The rest of your refutation rests on a misunderstanding of what actually constitutes the Euthyphro dilemma. You focus obsessively on a literal translation of the language, rather than attempting to understand the underlying argument. In modern terms, this is phrased as: Is something moral because god commands it, or does god command it because it is moral? You simply don’t address this at all in your supposed refutation, as far as I can see; I may be missing the point entirely, but in that case you have not managed to convey your argument well.

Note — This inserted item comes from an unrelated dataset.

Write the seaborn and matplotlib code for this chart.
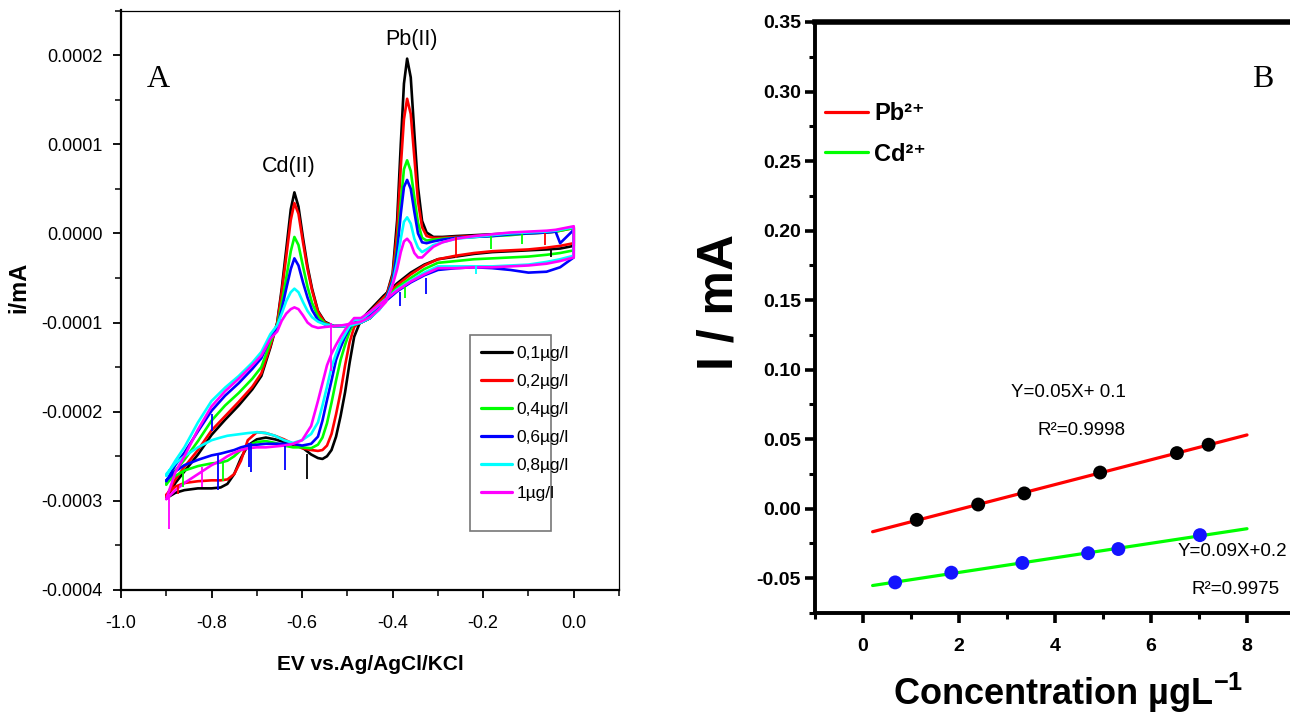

This is a false statement based on intellectual laziness. There is no “underlying argument”, Socrates makes a specific and detailed argument with various assertions and assumptions along the way, and as I have shown, some of them are not logically justifiable. If you want an answer to what you describe as the modern terms, it is that something is moral because god commands it. God’s game, god’s rules. Now, you can still argue that God doesn’t exist or that his rules are imperfectly understood by Man, but that’s a tangential subject that cannot be reasonably used to defend the dilemma.
UPDATE – I should point out that I’m not breaking much new ground here, except possibly in the specific refutation of the dilemma on Socrates’s own terms. As much as I respect Aristotle and Aquinas, I’m rather pleased to know that I’m following a path trod by the original wielder of the logical razor:
[William of] Ockham boldly broke with much that had been taken for granted by his immediate predecessors. Fundamental to his approach was his rejection of the central Aristotelian idea that all things have an ultimate end toward which they naturally tend. He therefore also spurned Aquinas’s attempt to base morality on human nature and with it the idea that goodness is closely connected with happiness, which is the ultimate end of human beings. Ockham was thus led to a position that contrasted starkly with almost all previous ethical doctrines in the West. Ockham denied all standards of good and evil that are independent of God’s will. What God wills is good; what God condemns is evil. That is all there is to say about the matter. This position is sometimes called a divine approbation theory, because it defines good as whatever is approved by God.